Consumer confidence is falling in the US and exports have been suffering. But not all is doom a...
Consumer confidence is falling in the US and exports have been suffering. But not all is doom and gloom for the US economy.
Low interest rates will continue to lead consumers towards remortgaging and an increase in consumer spending. The decline in oil prices will lead to cheaper gas costs and Bush's tax package is likely to help improve corporate fortunes.
Andrew Milligan, head of global strategy at Standard Life, says before the war on Iraq started, oil prices had been rising at the same time as business and consumer confidence fell. Furthermore, inventories are unpromising, with a significant fall-back in the National Association of Purchasing Management survey.
Milligan thinks consumer confidence is back to September 2001 levels. However, he feels it is important to watch what people do, rather than say.
Retail sales have not shown a collapse and the housing market is still moving ahead. US consumers have also taken advantage of the low interest rates.
Crispin Cripwell, head of US equities at Insight Investment, says: 'Although consumer confidence has declined, there has been a recent surge in mortgage refinancing that may generate a bounce in consumer spending.'
According to Cripwell, the recent decline in crude oil prices following the start of the war is supportive of US consumers. They have been forced to pay $2 a gallon for gas for the past few months and with the extra money consumers may be willing to spend again.
The tax package Bush has put together is also set to improve the economy, says Milligan. Changes affect both income and corporate tax, which could have an impact on retail spending.
However, Cripwell thinks the impact of the tax package may have been overestimated. If it is assumed the proposals will generate 1% of GDP and this will be less significant than the injection experienced by mortgage refinancing.
Not all fund managers have the same view. For example, Mike Collins, head of asset allocation for Pictet Asset Management, says: 'Take refinancing out of the equation and the prospects for US consumer demand growth are not so great. The personal savings rate is low and household income growth is likely to fall if companies do embark on a further round of cost-cutting. Consumer confidence fell to a nine- year low in February, perhaps suggesting even weaker consumer spending growth in the months ahead.'
Cripwell warns the short-term impact of war may be lower consumer spending ' on the other hand, a successful resolution to the conflict in Iraq can only serve to bolster consumer confidence.
According to Milligan, the manufacturing industry has been suffering in the US following strong competition in Asia.
There is weakness in many sectors such as the electronic and the automobile industries. Cripwell sees the export industry being dominated by China.

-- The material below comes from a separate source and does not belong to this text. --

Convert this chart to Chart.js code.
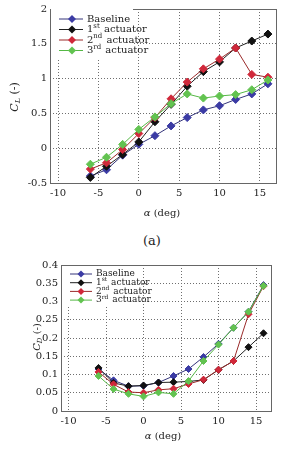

GDP has been down for the US this year, but still forecasting trend rates and growth in the third and fourth quarter. Milligan feels a lot of people are bearish about the US economy without realising how well it has performed. He predicts 2.5% GDP growth, but the oil prices over the next three months will be the determining factor.
Cripwell expects real GDP forecast to be 2% against the 2.4% consensus owing primarily to excessive optimism on about manufacturing and earnings growth. He expects there to be weakness in manufacturing and disappointing earnings growth.
Collins says: 'US growth has stabilised at 2%-3% below potential, but at least it is positive for now. Probably the best scenario we can hope for is the US economy will continue to grow at a modest rate in the coming months. But palpable risks to this scenario remain.
'The Federal Reserve has done everything in its power to keep US growth going, but the legacy of its actions are structural imbalances that pose serious risks to future US and world growth.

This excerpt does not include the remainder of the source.